O bloco do Mercosul, com quem Bruxelas chegou a um acordo comercial no ano passado, mas cujos detalhes têm ainda de ser ratificados por ambas as partes, pesou 2,33% do total importado pela UE. Mais uma vez, como sucede em Portugal, embora em menor grau, o Brasil assume uma preponderância considerável neste bloco: 1,89% das importações europeias, ou seja, 78,5% das vendas do Mercosul à UE.

Ventura insistiu na “invasão” em debate com PS

No debate com Pedro Nuno Santos, secretário-geral do PS, o líder do Chega propôs o fim do acordo, considerando-o “um desastre” por obrigar os “nossos agricultores a ter concorrência com agricultores que pagam salários a um terço, não pagam tarifas e taxas ambientais”.
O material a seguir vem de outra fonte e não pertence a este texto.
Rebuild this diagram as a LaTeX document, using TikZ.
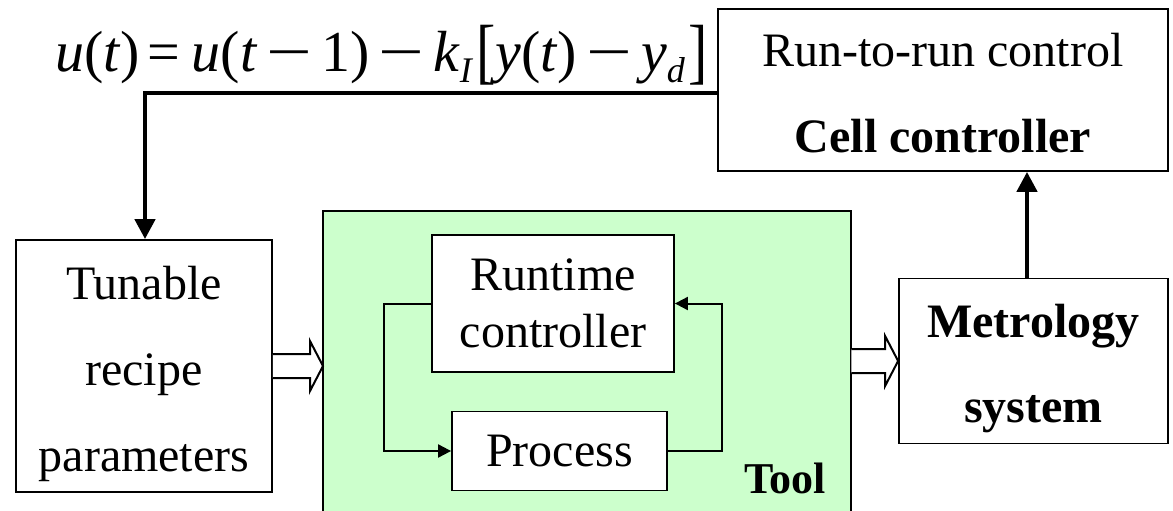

Também nesse frente-a-frente, quando questionado diretamente sobre como é que se protege a economia do turbilhão económico internacional para que seja possível um caminho de crescimento económico e redução de impostos, André Ventura respondeu: “criando condições para [ter] uma economia com sustentabilidade, que se sabe proteger a ela própria, não é uma economia que se deixa invadir de produtos chineses, indianos, paquistaneses, da América do Sul (…). Protege-se a economia europeia dando prioridade aos europeus e dando prioridade aos produtos europeus, e não o que a Europa quis fazer com o patrocínio do PS e de Pedro Nuno Santos que é: a Europa é uma entidade porreira, pode entrar tudo o que quiser”.

Na resposta, o líder socialista lembrou o presidente do Chega que as tarifas anunciadas pelo presidente dos EUA, têm um “impacto profundamente negativo na economia portuguesa” em setores como o da cortiça, do vinho, dos têxteis e indiretamente na indústria de componentes automóveis”.

“Acho que ouvi André Ventura defender a posição de Donald Trump. Defender os portugueses é combater as tarifas e pugnar por um comércio que é fundamental para Portugal”, argumentou Pedro Nuno Santos, acusando o oponente de “incompreensão” da economia portuguesa. “É uma economia pequena, os nossos setores económicos e industriais dependem de mercados exportadores. Os EUA são o quarto destino das nossas exportações, não podemos viver apenas para o mercado doméstico”, disse, lançando uma pergunta a Ventura: “Queria perguntar se está do lado dos portugueses ou se está do lado de Donald Trump?”

O líder do Chega respondeu não ser presidente nem candidato a presidente dos EUA, mas voltou a repetir a tese da invasão de produtos chineses, indianos, paquistaneses e da América do Sul.